▸ **Task details**: Please print the lines between the one with "Reproduce this chart with Chart.js." and the one with "Sans','Noto Sans CJK", both ends included, exactly as written, with no pictures.

▸ **Records for this task**:

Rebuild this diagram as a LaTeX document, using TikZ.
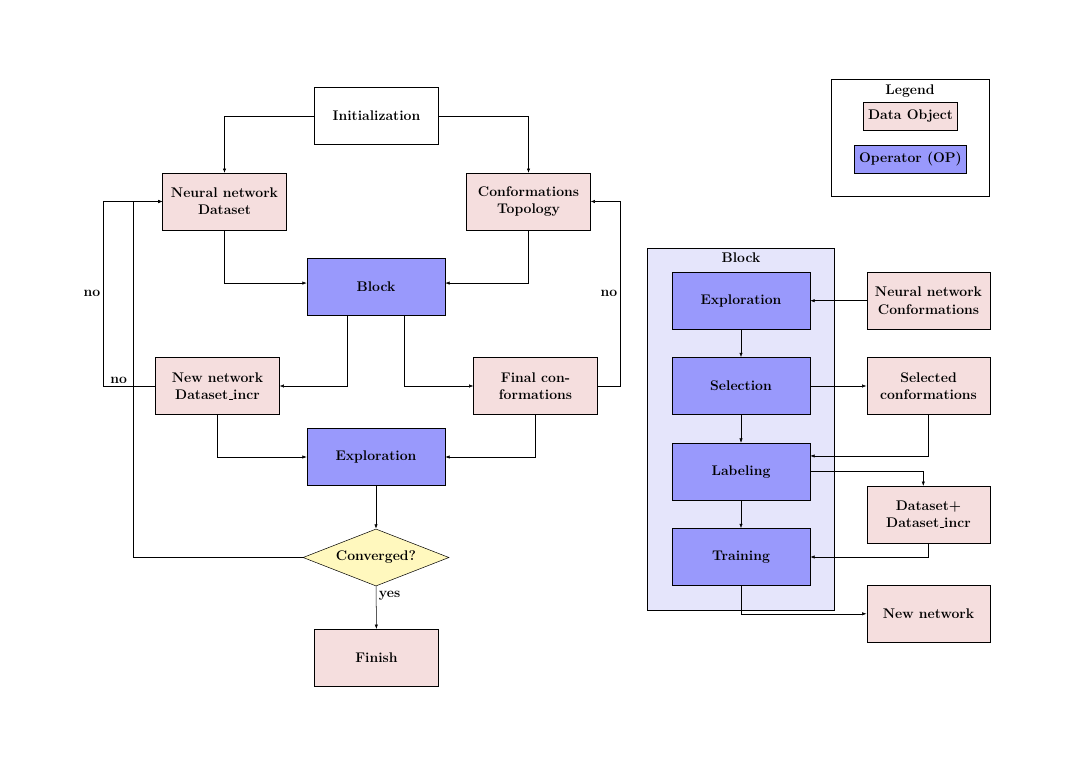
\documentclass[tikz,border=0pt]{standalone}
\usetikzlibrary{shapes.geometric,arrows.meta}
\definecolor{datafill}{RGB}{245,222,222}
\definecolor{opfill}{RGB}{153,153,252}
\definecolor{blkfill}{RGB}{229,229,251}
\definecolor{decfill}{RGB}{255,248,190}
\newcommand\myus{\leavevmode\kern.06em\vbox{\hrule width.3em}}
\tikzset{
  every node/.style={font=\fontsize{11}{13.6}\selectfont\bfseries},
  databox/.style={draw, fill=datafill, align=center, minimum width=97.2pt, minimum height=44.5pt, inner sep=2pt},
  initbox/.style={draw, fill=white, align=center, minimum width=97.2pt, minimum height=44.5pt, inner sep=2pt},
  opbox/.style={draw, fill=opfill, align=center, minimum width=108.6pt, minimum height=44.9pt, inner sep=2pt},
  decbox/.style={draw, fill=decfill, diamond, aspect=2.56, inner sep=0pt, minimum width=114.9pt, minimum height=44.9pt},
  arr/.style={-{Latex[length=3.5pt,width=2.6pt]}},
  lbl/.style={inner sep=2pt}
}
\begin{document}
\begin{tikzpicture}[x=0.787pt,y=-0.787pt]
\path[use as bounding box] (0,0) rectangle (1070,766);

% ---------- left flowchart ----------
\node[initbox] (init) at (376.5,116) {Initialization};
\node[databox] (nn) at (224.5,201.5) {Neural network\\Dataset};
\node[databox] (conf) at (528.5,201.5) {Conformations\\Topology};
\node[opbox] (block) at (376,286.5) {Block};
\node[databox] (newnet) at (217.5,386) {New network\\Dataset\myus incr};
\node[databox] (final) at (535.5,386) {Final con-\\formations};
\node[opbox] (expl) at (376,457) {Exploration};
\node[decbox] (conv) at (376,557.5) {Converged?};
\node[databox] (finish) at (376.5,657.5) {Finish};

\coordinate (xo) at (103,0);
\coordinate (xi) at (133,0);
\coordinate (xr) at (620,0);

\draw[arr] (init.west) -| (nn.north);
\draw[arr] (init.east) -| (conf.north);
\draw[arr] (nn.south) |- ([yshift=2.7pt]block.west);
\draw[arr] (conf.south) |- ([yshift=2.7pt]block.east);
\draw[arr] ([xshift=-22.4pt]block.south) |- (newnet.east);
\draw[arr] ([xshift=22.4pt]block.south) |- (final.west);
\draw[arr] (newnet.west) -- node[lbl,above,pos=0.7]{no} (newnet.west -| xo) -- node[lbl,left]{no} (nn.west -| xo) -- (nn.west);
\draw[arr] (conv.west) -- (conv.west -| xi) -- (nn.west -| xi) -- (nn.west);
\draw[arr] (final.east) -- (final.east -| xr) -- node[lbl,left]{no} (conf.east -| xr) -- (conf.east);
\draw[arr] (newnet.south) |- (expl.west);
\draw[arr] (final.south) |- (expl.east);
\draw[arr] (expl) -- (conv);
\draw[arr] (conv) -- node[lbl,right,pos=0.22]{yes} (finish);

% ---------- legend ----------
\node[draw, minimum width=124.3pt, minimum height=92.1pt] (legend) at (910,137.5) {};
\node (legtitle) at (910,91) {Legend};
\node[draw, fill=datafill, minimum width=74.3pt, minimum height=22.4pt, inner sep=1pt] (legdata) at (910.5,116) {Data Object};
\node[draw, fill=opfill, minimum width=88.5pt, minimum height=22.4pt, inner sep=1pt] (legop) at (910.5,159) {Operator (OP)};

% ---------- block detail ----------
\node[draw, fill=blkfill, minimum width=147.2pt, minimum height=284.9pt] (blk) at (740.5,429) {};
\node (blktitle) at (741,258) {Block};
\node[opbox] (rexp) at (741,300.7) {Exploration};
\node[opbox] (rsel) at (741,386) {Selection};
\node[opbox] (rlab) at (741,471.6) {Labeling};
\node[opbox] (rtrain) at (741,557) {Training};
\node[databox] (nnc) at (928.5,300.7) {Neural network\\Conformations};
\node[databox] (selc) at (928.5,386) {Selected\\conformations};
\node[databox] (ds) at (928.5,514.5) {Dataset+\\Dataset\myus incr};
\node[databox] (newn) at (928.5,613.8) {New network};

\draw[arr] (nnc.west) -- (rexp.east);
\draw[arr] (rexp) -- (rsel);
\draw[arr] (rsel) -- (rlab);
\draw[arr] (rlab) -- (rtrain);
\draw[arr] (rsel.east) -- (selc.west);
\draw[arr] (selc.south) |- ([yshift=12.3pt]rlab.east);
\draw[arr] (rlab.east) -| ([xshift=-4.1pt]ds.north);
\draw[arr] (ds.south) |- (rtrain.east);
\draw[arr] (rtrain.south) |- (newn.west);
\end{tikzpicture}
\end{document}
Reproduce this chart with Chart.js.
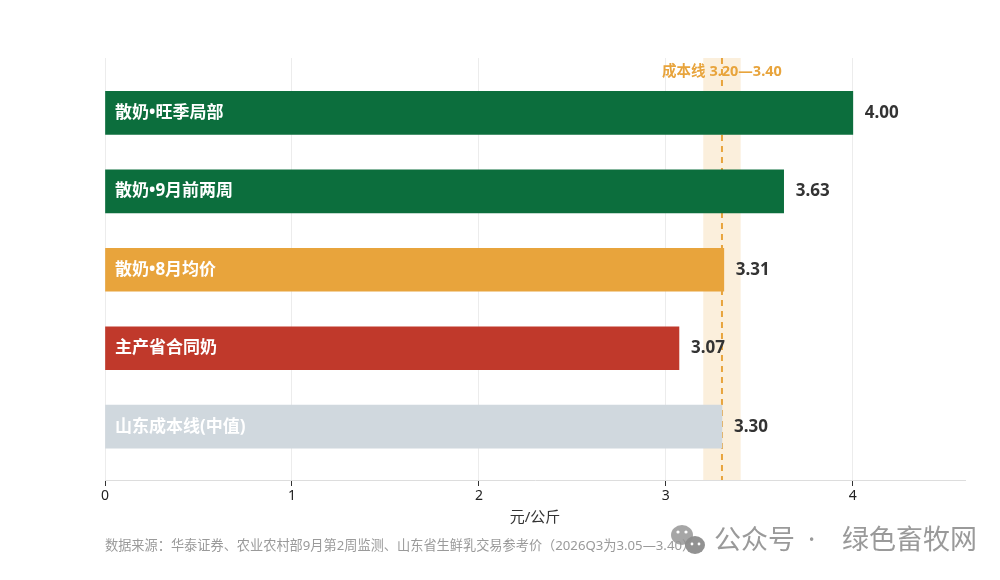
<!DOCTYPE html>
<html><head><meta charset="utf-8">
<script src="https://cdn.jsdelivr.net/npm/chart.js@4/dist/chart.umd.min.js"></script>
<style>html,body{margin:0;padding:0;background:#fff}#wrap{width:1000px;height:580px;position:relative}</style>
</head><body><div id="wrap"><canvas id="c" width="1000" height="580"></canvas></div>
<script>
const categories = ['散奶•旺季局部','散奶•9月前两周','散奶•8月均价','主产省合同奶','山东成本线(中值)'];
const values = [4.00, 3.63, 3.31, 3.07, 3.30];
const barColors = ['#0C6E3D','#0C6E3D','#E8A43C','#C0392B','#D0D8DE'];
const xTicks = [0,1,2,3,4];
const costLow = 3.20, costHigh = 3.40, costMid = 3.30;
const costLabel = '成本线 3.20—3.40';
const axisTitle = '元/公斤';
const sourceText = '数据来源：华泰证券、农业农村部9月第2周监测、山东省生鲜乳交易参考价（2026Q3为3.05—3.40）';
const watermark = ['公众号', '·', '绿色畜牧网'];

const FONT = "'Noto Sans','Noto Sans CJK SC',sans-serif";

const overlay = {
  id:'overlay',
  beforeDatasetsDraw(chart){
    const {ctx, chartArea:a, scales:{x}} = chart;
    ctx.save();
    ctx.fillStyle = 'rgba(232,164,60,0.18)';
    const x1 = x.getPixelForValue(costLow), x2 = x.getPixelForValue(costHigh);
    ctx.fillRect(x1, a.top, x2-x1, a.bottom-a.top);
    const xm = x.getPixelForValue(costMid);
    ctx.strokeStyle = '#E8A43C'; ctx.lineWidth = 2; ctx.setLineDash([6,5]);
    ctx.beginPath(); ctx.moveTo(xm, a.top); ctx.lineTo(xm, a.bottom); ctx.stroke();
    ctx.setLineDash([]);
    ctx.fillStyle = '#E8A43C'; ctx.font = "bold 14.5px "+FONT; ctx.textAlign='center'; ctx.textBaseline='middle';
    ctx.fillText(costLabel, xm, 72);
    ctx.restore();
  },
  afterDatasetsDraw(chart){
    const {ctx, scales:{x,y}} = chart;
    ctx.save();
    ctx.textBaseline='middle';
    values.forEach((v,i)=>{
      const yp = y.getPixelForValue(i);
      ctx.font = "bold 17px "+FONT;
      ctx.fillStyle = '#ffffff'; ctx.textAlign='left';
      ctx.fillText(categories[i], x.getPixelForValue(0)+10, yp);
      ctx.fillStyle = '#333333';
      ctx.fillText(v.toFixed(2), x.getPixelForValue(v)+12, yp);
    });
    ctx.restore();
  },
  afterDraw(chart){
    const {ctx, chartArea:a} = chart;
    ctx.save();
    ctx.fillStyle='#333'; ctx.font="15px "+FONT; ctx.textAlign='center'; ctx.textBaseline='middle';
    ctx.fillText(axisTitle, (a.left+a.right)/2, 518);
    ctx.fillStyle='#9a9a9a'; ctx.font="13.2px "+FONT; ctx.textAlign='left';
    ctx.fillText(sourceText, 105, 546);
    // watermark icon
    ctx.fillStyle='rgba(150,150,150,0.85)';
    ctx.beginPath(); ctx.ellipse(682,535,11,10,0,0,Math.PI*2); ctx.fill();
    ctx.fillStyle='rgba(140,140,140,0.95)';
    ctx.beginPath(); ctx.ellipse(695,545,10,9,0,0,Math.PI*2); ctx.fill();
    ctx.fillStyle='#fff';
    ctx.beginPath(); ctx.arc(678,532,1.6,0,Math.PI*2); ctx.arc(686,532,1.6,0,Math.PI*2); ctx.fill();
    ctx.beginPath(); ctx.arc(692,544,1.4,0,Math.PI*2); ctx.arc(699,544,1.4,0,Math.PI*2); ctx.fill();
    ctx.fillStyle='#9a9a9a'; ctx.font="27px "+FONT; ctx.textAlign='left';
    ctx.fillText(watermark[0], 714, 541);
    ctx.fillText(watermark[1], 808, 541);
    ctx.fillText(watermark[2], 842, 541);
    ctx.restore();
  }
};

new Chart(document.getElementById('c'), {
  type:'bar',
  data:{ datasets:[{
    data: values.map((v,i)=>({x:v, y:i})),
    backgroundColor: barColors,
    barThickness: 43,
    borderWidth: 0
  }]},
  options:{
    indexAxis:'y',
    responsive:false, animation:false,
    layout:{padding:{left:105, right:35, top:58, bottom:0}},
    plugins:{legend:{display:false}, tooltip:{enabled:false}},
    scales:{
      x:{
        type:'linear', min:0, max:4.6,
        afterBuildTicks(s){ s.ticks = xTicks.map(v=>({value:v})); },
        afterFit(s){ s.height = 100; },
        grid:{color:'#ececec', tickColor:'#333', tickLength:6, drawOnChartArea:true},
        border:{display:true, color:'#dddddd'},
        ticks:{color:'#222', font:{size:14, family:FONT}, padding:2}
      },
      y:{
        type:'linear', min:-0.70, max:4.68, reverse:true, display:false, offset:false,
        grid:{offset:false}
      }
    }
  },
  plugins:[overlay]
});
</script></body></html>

▸ **Exercise output**:
Reproduce this chart with Chart.js.
<!DOCTYPE html>
<html><head><meta charset="utf-8">
<script src="https://cdn.jsdelivr.net/npm/chart.js@4/dist/chart.umd.min.js"></script>
<style>html,body{margin:0;padding:0;background:#fff}#wrap{width:1000px;height:580px;position:relative}</style>
</head><body><div id="wrap"><canvas id="c" width="1000" height="580"></canvas></div>
<script>
const categories = ['散奶•旺季局部','散奶•9月前两周','散奶•8月均价','主产省合同奶','山东成本线(中值)'];
const values = [4.00, 3.63, 3.31, 3.07, 3.30];
const barColors = ['#0C6E3D','#0C6E3D','#E8A43C','#C0392B','#D0D8DE'];
const xTicks = [0,1,2,3,4];
const costLow = 3.20, costHigh = 3.40, costMid = 3.30;
const costLabel = '成本线 3.20—3.40';
const axisTitle = '元/公斤';
const sourceText = '数据来源：华泰证券、农业农村部9月第2周监测、山东省生鲜乳交易参考价（2026Q3为3.05—3.40）';
const watermark = ['公众号', '·', '绿色畜牧网'];

const FONT = "'Noto Sans','Noto Sans CJK SC',sans-serif";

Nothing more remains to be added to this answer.